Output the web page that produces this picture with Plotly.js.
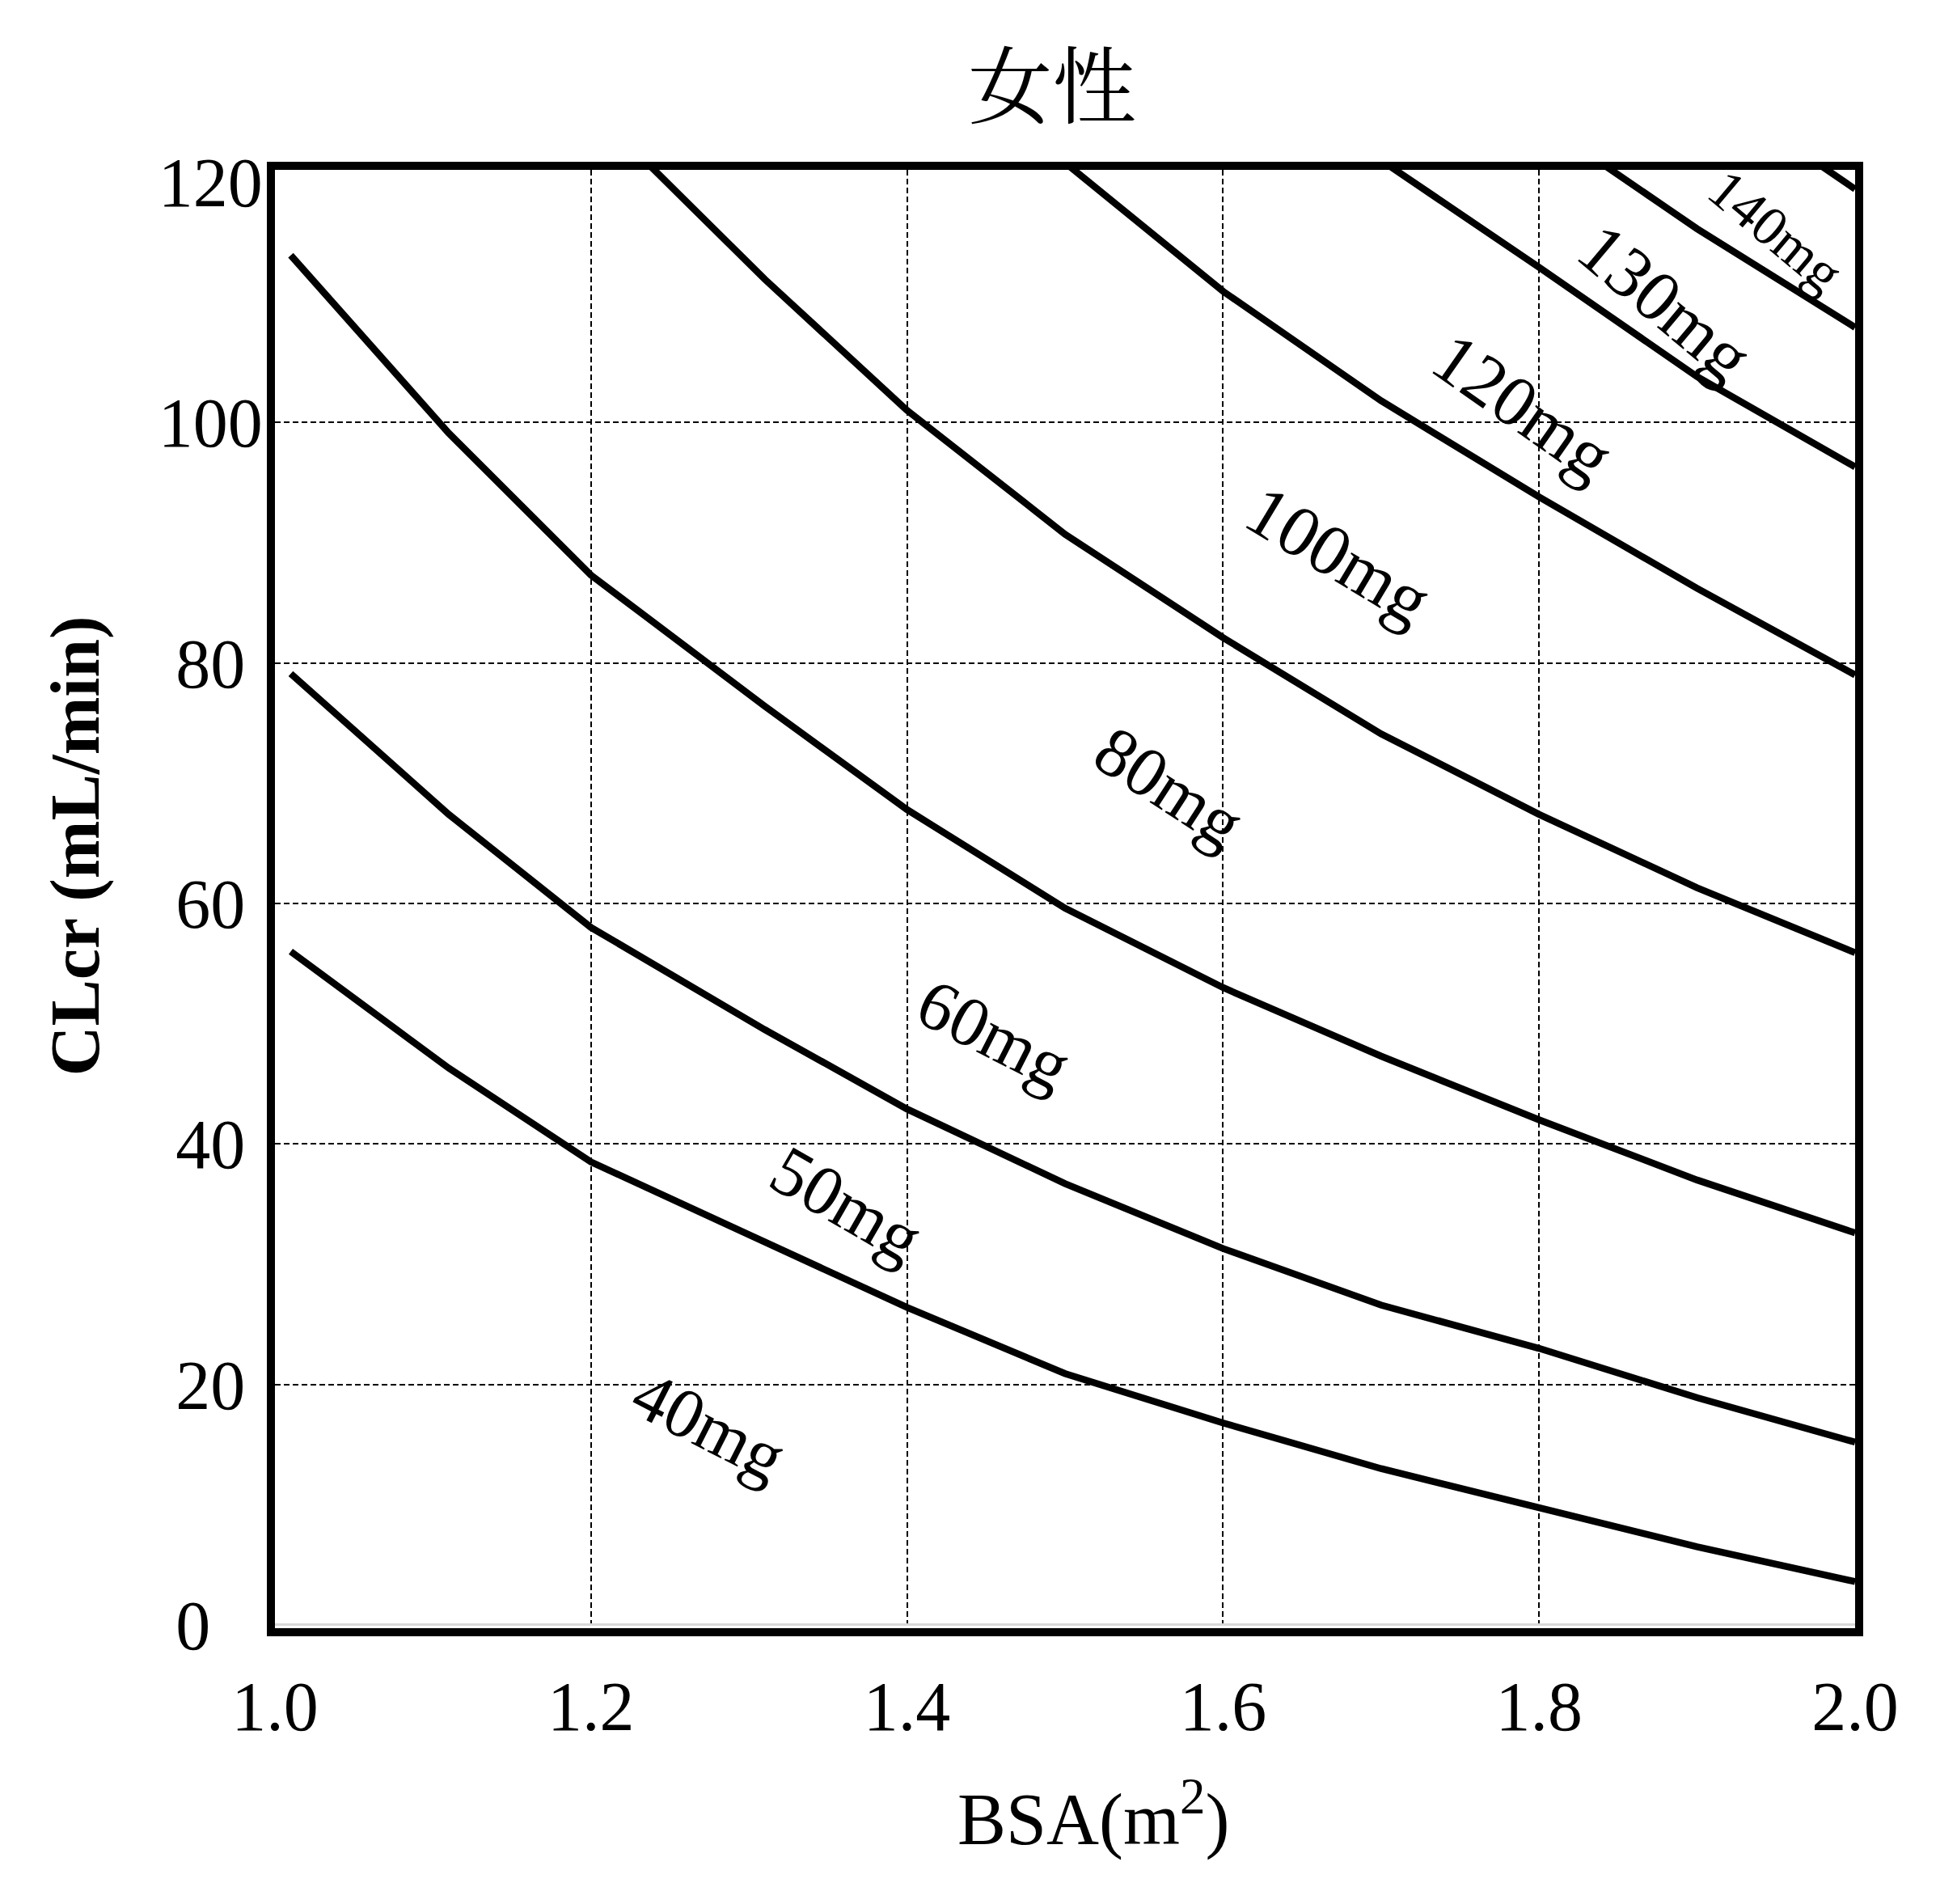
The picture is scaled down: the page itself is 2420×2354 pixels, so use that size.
<!DOCTYPE html>
<html>
<head>
<meta charset="utf-8">
<script src="https://cdn.plot.ly/plotly-3.0.1.min.js"></script>
<style>
  html, body { margin: 0; padding: 0; background: #fff; }
</style>
</head>
<body>
<div id="chart" style="width:2420px;height:2354px;"></div>
<script>
// BSA points shared by every dose curve
const bsa = [1.01, 1.11, 1.2, 1.31, 1.4, 1.5, 1.6, 1.7, 1.8, 1.9, 2.0];

// CLcr (mL/min), one array per dose
const clcr40 = [56.0, 46.3, 38.5, 31.8, 26.4, 20.9, 16.8, 13.0, 9.7, 6.5, 3.6];
const clcr50 = [79.1, 67.4, 58.0, 49.5, 42.9, 36.7, 31.3, 26.6, 23.0, 18.9, 15.2];
const clcr60 = [113.9, 99.1, 87.3, 76.4, 67.8, 59.6, 53.0, 47.3, 42.0, 37.0, 32.6];
const clcr80 = [null, null, 126.2, 111.9, 101.0, 90.7, 82.1, 74.1, 67.4, 61.3, 55.9];
const clcr100 = [null, null, null, null, 135.0, 121.6, 110.9, 101.8, 93.8, 86.2, 79.0];
const clcr120 = [null, null, null, null, null, null, 133.0, 121.8, 112.9, 103.8, 96.3];
const clcr130 = [null, null, null, null, null, null, null, null, 125.1, 116.1, 107.9];
const clcr140 = [null, null, null, null, null, null, null, null, null, 128.4, 119.4];

const doseLabels = ['40mg', '50mg', '60mg', '80mg', '100mg', '120mg', '130mg', '140mg'];
const series = [clcr40, clcr50, clcr60, clcr80, clcr100, clcr120, clcr130, clcr140];

const xTicks = [1.0, 1.2, 1.4, 1.6, 1.8, 2.0];
const xTickText = ['1.0', '1.2', '1.4', '1.6', '1.8', '2.0'];
const yTicks = [0, 20, 40, 60, 80, 100, 120];
// the short labels sit a little left of the long ones in the picture
const yTickText = ['0\u00a0\u00a0\u00a0', '20\u00a0', '40\u00a0', '60\u00a0', '80\u00a0', '100', '120'];
// dashed grid only on the inner values (none at 0 or 120)
const yGrid = [20, 40, 60, 80, 100];

// where each label sits (data coords) and how it is tilted
const labelSpots = [
  { x: 1.275, y: 16.6, angle: 27, size: 87 },
  { x: 1.362, y: 35.0, angle: 30, size: 87 },
  { x: 1.455, y: 49.1, angle: 27, size: 87 },
  { x: 1.566, y: 69.7, angle: 33, size: 87 },
  { x: 1.673, y: 89.0, angle: 31, size: 89 },
  { x: 1.790, y: 101.3, angle: 35, size: 89 },
  { x: 1.880, y: 110.0, angle: 40, size: 89 },
  { x: 1.950, y: 115.9, angle: 40, size: 69 },
];

const serif = '"Liberation Serif", "Times New Roman", serif';
const yRange = [-0.27, 121];

const data = series.map((vals, i) => ({
  x: bsa,
  y: vals,
  yaxis: 'y2',
  name: doseLabels[i],
  type: 'scatter',
  mode: 'lines',
  connectgaps: false,
  hoverinfo: 'x+y+name',
  line: { color: '#000', width: 8.5 },
}));

const annotations = doseLabels.map((txt, i) => ({
  x: labelSpots[i].x,
  y: labelSpots[i].y,
  xref: 'x',
  yref: 'y',
  text: txt,
  showarrow: false,
  textangle: labelSpots[i].angle,
  xanchor: 'center',
  yanchor: 'middle',
  font: { family: serif, size: labelSpots[i].size, color: '#000' },
}));

// axis titles, placed where the reference has them
annotations.push({
  xref: 'paper',
  yref: 'paper',
  x: -0.1264,
  y: 0.536,
  text: 'CLcr (mL/min)',
  textangle: -90,
  showarrow: false,
  xanchor: 'center',
  yanchor: 'middle',
  font: { family: serif, size: 86, color: '#000', weight: 'bold' },
});
annotations.push({
  xref: 'paper',
  yref: 'paper',
  x: 0.518,
  y: -0.1275,
  text: 'BSA(m<sup>2</sup>)',
  showarrow: false,
  xanchor: 'center',
  yanchor: 'middle',
  font: { family: serif, size: 90, color: '#000' },
});

const layout = {
  width: 2420,
  height: 2354,
  paper_bgcolor: '#fff',
  plot_bgcolor: '#fff',
  showlegend: false,
  margin: { l: 340, r: 126, t: 210, b: 341 },
  title: {
    text: '女性',
    font: { family: '"Noto Serif CJK JP", "Noto Sans CJK JP", serif', size: 104, color: '#000' },
    x: 0.492,
    xref: 'paper',
    xanchor: 'center',
    y: 1 - 109 / 2354,
    yref: 'container',
    yanchor: 'middle',
  },
  xaxis: {
    range: [1, 2],
    tickvals: xTicks,
    ticktext: xTickText,
    showgrid: true,
    gridcolor: '#000',
    gridwidth: 2,
    griddash: '7px,4px',
    zeroline: false,
    showline: true,
    mirror: true,
    linecolor: '#000',
    linewidth: 10,
    ticks: '',
    ticklabelstandoff: 13,
    tickfont: { family: serif, size: 86, color: '#000' },
  },
  yaxis: {
    range: yRange,
    tickvals: yTicks,
    ticktext: yTickText,
    showgrid: false,
    zeroline: true,
    zerolinecolor: '#d9d9d9',
    zerolinewidth: 3,
    showline: true,
    mirror: true,
    linecolor: '#000',
    linewidth: 10,
    ticks: '',
    ticklabelstandoff: -12,
    tickfont: { family: serif, size: 86, color: '#000' },
  },
  yaxis2: {
    range: yRange,
    overlaying: 'y',
    side: 'left',
    tickvals: yGrid,
    showticklabels: false,
    showgrid: true,
    gridcolor: '#000',
    gridwidth: 2,
    griddash: '7px,4px',
    zeroline: false,
    showline: false,
    ticks: '',
  },
  annotations: annotations,
};

Plotly.newPlot('chart', data, layout, { displayModeBar: false, staticPlot: true });
</script>
</body>
</html>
+++
» Aim of the task
Exactly and exclusively, reproduce the lines that start at the line containing "The picture is" and end at the line containing "1.8, 1.9, 2.0];", inclusive of both.

» Response below
The picture is scaled down: the page itself is 2420×2354 pixels, so use that size.
<!DOCTYPE html>
<html>
<head>
<meta charset="utf-8">
<script src="https://cdn.plot.ly/plotly-3.0.1.min.js"></script>
<style>
  html, body { margin: 0; padding: 0; background: #fff; }
</style>
</head>
<body>
<div id="chart" style="width:2420px;height:2354px;"></div>
<script>
// BSA points shared by every dose curve
const bsa = [1.01, 1.11, 1.2, 1.31, 1.4, 1.5, 1.6, 1.7, 1.8, 1.9, 2.0];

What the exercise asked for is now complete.